Following the principles for determining if a request fits, if you are not sure or simply can’t tackle the request in the timing being asked, you also need to be clear on your response.

The fact is that new ideas, requests, and information comes to you all the time and you need to be able to consume it and adjust priorities moving forward if warranted.   If the request is truly aligned with your plans but can’t be tackled immediately then you need to provide the stakeholder the same context as if you were saying no.

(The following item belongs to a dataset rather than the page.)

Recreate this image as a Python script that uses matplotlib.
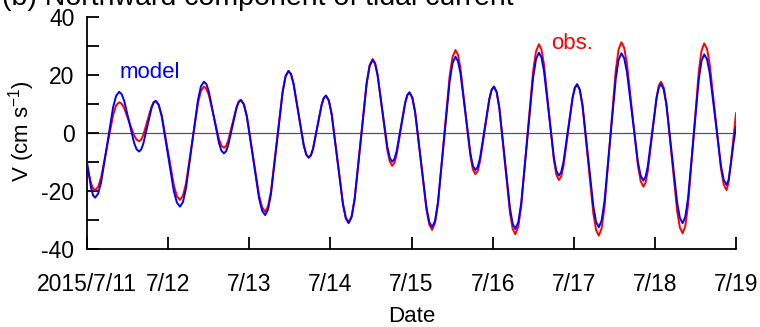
import matplotlib
matplotlib.use("Agg")
import matplotlib.pyplot as plt
import numpy as np
import pandas as pd

plt.rcParams['font.family'] = ['Liberation Sans', 'DejaVu Sans']
plt.rcParams['mathtext.fontset'] = 'custom'
plt.rcParams['mathtext.rm'] = 'Liberation Sans'
plt.rcParams['mathtext.it'] = 'Liberation Sans:italic'
plt.rcParams['axes.unicode_minus'] = False

# hours since 2015-07-11 00:00 (shared by both series)
hours = [0, 1.2, 1.8, 2.4,
         3.29, 4.18, 5.95, 7.73, 8.61, 9.5,
         10.24, 10.98, 12.45, 13.93, 14.66, 15.4,
         16.01, 16.63, 17.85, 19.08, 19.69, 20.3,
         21.2, 22.1, 23.9, 25.7, 26.6, 27.5,
         28.39, 29.28, 31.05, 32.83, 33.71, 34.6,
         35.34, 36.08, 37.55, 39.03, 39.76, 40.5,
         41.13, 41.75, 43.0, 44.25, 44.88, 45.5,
         46.4, 47.3, 49.1, 50.9, 51.8, 52.7,
         53.56, 54.43, 56.15, 57.88, 58.74, 59.6,
         60.35, 61.1, 62.6, 64.1, 64.85, 65.6,
         66.24, 66.88, 68.15, 69.43, 70.06, 70.7,
         71.54, 72.38, 74.05, 75.73, 76.56, 77.4,
         78.29, 79.18, 80.95, 82.73, 83.61, 84.5,
         85.23, 85.95, 87.4, 88.85, 89.58, 90.3,
         90.94, 91.58, 92.85, 94.13, 94.76, 95.4,
         96.24, 97.08, 98.75, 100.43, 101.26, 102.1,
         102.96, 103.83, 105.55, 107.28, 108.14, 109.0,
         109.74, 110.48, 111.95, 113.43, 114.16, 114.9,
         115.59, 116.28, 117.65, 119.03, 119.71, 120.4,
         121.19, 121.98, 123.55, 125.13, 125.91, 126.7,
         127.58, 128.45, 130.2, 131.95, 132.83, 133.7,
         134.44, 135.18, 136.65, 138.13, 138.86, 139.6,
         140.28, 140.95, 142.3, 143.65, 144.33, 145.0,
         145.8, 146.6, 148.2, 149.8, 150.6, 151.4,
         152.24, 153.08, 154.75, 156.43, 157.26, 158.1,
         158.91, 159.73, 161.35, 162.98, 163.79, 164.6,
         165.25, 165.9, 167.2, 168.5, 169.15, 169.8,
         170.6, 171.4, 173.0, 174.6, 175.4, 176.2,
         177.0, 177.8, 179.4, 181.0, 181.8, 182.6,
         183.43, 184.25, 185.9, 187.55, 188.38, 189.2,
         189.8, 190.5, 191.2, 192.0]

obs = [-11.5, -17.4, -19.1, -19.7,
       -18.6, -15.3, -4.6, 6.2, 9.5, 10.6,
       10.1, 8.6, 3.9, -0.8, -2.3, -2.8,
       -2.3, -0.8, 4.2, 9.1, 10.6, 11.1,
       9.8, 6.1, -6.0, -18.1, -21.8, -23.1,
       -21.6, -17.4, -3.6, 10.3, 14.5, 16.0,
       15.2, 12.9, 5.5, -2.0, -4.3, -5.1,
       -4.5, -2.7, 3.2, 9.0, 10.8, 11.4,
       9.9, 5.8, -7.9, -21.5, -25.6, -27.1,
       -25.3, -20.0, -2.9, 14.3, 19.6, 21.4,
       20.3, 17.0, 6.5, -4.1, -7.4, -8.5,
       -7.7, -5.4, 2.2, 9.8, 12.1, 12.9,
       11.2, 6.5, -9.0, -24.4, -29.1, -30.8,
       -28.7, -22.6, -2.7, 17.3, 23.4, 25.5,
       24.1, 20.1, 7.1, -5.9, -9.9, -11.3,
       -10.3, -7.6, 1.4, 10.3, 13.0, 14.0,
       12.2, 7.1, -9.7, -26.5, -31.6, -33.4,
       -31.0, -24.4, -2.4, 19.6, 26.2, 28.6,
       27.0, 22.4, 7.2, -8.0, -12.6, -14.2,
       -13.1, -9.8, 0.9, 11.6, 14.9, 16.0,
       14.1, 8.6, -9.5, -27.5, -33.0, -34.9,
       -32.4, -25.3, -2.2, 21.0, 28.1, 30.6,
       28.8, 23.8, 7.2, -9.4, -14.4, -16.2,
       -15.0, -11.4, 0.3, 12.0, 15.6, 16.8,
       14.8, 9.2, -9.3, -27.8, -33.4, -35.4,
       -32.9, -25.7, -2.1, 21.6, 28.8, 31.3,
       29.4, 24.0, 6.4, -11.2, -16.6, -18.5,
       -17.1, -13.2, -0.4, 12.4, 16.3, 17.7,
       15.7, 10.1, -8.5, -27.0, -32.6, -34.6,
       -32.1, -25.0, -1.9, 21.3, 28.4, 30.9,
       29.0, 23.5, 5.6, -12.3, -17.8, -19.7,
       -17.0, -10.0, -2.0, 6.8]

model = [-10.0, -18.9, -21.5, -22.3,
         -20.9, -17.0, -4.1, 8.9, 12.8, 14.2,
         13.4, 11.2, 3.9, -3.4, -5.6, -6.4,
         -5.7, -3.8, 2.4, 8.5, 10.4, 11.1,
         9.7, 5.8, -7.2, -20.1, -24.0, -25.4,
         -23.8, -19.1, -3.9, 11.4, 16.1, 17.7,
         16.8, 14.1, 5.4, -3.4, -6.1, -7.0,
         -6.3, -4.3, 2.2, 8.7, 10.7, 11.4,
         9.9, 5.6, -8.5, -22.5, -26.8, -28.3,
         -26.4, -21.0, -3.5, 14.1, 19.5, 21.4,
         20.3, 17.0, 6.5, -4.1, -7.4, -8.5,
         -7.7, -5.4, 2.2, 9.8, 12.1, 12.9,
         11.2, 6.5, -9.1, -24.7, -29.4, -31.1,
         -29.0, -22.9, -3.0, 17.0, 23.1, 25.2,
         23.9, 20.1, 7.7, -4.8, -8.6, -9.9,
         -9.0, -6.4, 2.1, 10.5, 13.1, 14.0,
         12.2, 7.2, -9.3, -25.7, -30.7, -32.5,
         -30.3, -23.9, -3.1, 17.7, 24.1, 26.3,
         24.8, 20.6, 6.8, -7.1, -11.3, -12.8,
         -11.7, -8.6, 1.6, 11.8, 14.9, 16.0,
         14.1, 8.8, -8.6, -25.9, -31.2, -33.1,
         -30.8, -24.2, -2.7, 18.8, 25.4, 27.7,
         26.1, 21.5, 6.5, -8.5, -13.1, -14.7,
         -13.5, -10.1, 1.1, 12.2, 15.6, 16.8,
         14.9, 9.6, -7.9, -25.3, -30.6, -32.5,
         -30.2, -23.7, -2.5, 18.7, 25.2, 27.5,
         25.8, 21.1, 5.6, -10.0, -14.7, -16.4,
         -15.1, -11.5, 0.3, 12.0, 15.6, 16.9,
         15.1, 9.9, -7.1, -24.1, -29.3, -31.1,
         -28.9, -22.6, -2.0, 18.6, 24.9, 27.1,
         25.4, 20.5, 4.6, -11.3, -16.2, -17.9,
         -16.2, -10.5, -4.0, 2.2]

day_labels = ["2015/7/11", "7/12", "7/13", "7/14", "7/15", "7/16", "7/17", "7/18", "7/19"]
y_ticks = [-40, -20, 0, 20, 40]
start = pd.Timestamp("2015-07-11")

t = start + pd.to_timedelta(hours, unit="h")
day_ticks = [start + pd.Timedelta(days=i) for i in range(len(day_labels))]

fig = plt.figure(figsize=(7.6, 3.27), dpi=100)
ax = fig.add_axes([87/760, 1-249/327, (736-87)/760, (249-17)/327])

ax.axhline(0, color='#555555', lw=0.9, zorder=1)
ax.plot(t, obs, color='#ff0000', lw=1.4, zorder=2)
ax.plot(t, model, color='#0000ff', lw=1.4, zorder=3)

ax.set_xlim(day_ticks[0], day_ticks[-1])
ax.set_ylim(-40, 40)
ax.set_xticks(day_ticks)
ax.set_xticklabels(day_labels)
ax.set_yticks(y_ticks)
ax.set_yticks(np.arange(-30, 31, 20), minor=True)
ax.tick_params(axis='both', which='both', direction='in', length=8.5, width=1.3,
               labelsize=16.5)
ax.tick_params(axis='x', pad=17)
ax.tick_params(axis='y', pad=9)
for s in ['top', 'right']:
    ax.spines[s].set_visible(False)
for s in ['left', 'bottom']:
    ax.spines[s].set_linewidth(1.3)

ax.set_xlabel("Date", fontsize=16)
ax.xaxis.set_label_coords(0.5, -0.245)
ax.set_ylabel("V (cm s$^{-1}$)", fontsize=16)
ax.yaxis.set_label_coords(-0.077, 0.51)

ax.text(day_ticks[0] + pd.Timedelta(hours=9.5), 21, "model", color='#0000ff',
        fontsize=16, ha='left', va='center')
ax.text(day_ticks[5] + pd.Timedelta(hours=17.3), 31, "obs.", color='#ff0000',
        fontsize=16, ha='left', va='center')

fig.text(0.003, 1 - 5/327, "(b) Northward component of tidal current", fontsize=20.5,
         ha='left', va='baseline')

fig.savefig("out.png", dpi=100)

If this is an internal stakeholder, it is worth sharing some additional information like how this request would impact OKRs, product, or other team objectives.  

Why be so transparent?

If you have a solid Product Strategy and Outcome Roadmap that you are working towards, guided by well articulated team objectives then you are actually empowering this stakeholder to determine on their own that this can’t be done now.   Importantly, it also gives them a framework to analyze the situation and present you with why their request should be done sooner.

After all, if they can determine that your plans are actually better achieved by addressing their request sooner, then you want this to happen.   Keeping your rationale hidden from stakeholders will undermine trust and credibility in the long run.  Transparency is empowering for you, the product team, and the success of your product.

What about customers?

The days of companies and product managers hiding in obscurity are long over for enterprise software companies.  You can’t simply let customers log requests and then allow them to go unanswered.

Here again transparency is your friend.  While your specific product strategy might be too sensitive to share in detail with the outside market, you Product Vision should not be.   After all, in enterprise software, we frequently sell new customers in taking a ride with us based on a well articulated vision of the future.

Today, I recommend coupling this articulated and re-enforced Product Vision with transparency in how you handle the many requests you may receive from your customers.  Multiple Product Management tools in the market now have Idea and Feedback Management Tools (e.g. Aha!, craft.io, ProductHQ) where customers can submit and vote on the ideas of their peers.

By actively responding to these requests you demonstrate that you are listening. Even better, your customers are telling you exactly what they believe will make your product better.  When you flag ideas as “Not Planned”, you are also telling your customers just how focused you are in delivering value.

Conclusion

Saying No, like other other things in Product Management, is much easier when you have a clearly articulated Product Vision, Strategy, and Roadmap.   In fact, when these things are in place, you end up having to say No less frequently because there is a shared clarity of the future.   

Instead requests from stakeholder become conversations about how some idea might support that plan.  Providing transparency and giving a voice to your stakeholders will end up providing you with greater leverage of your own time.  Stakeholders will effectively become an extension of the product team helping you deliver on that Product Vision.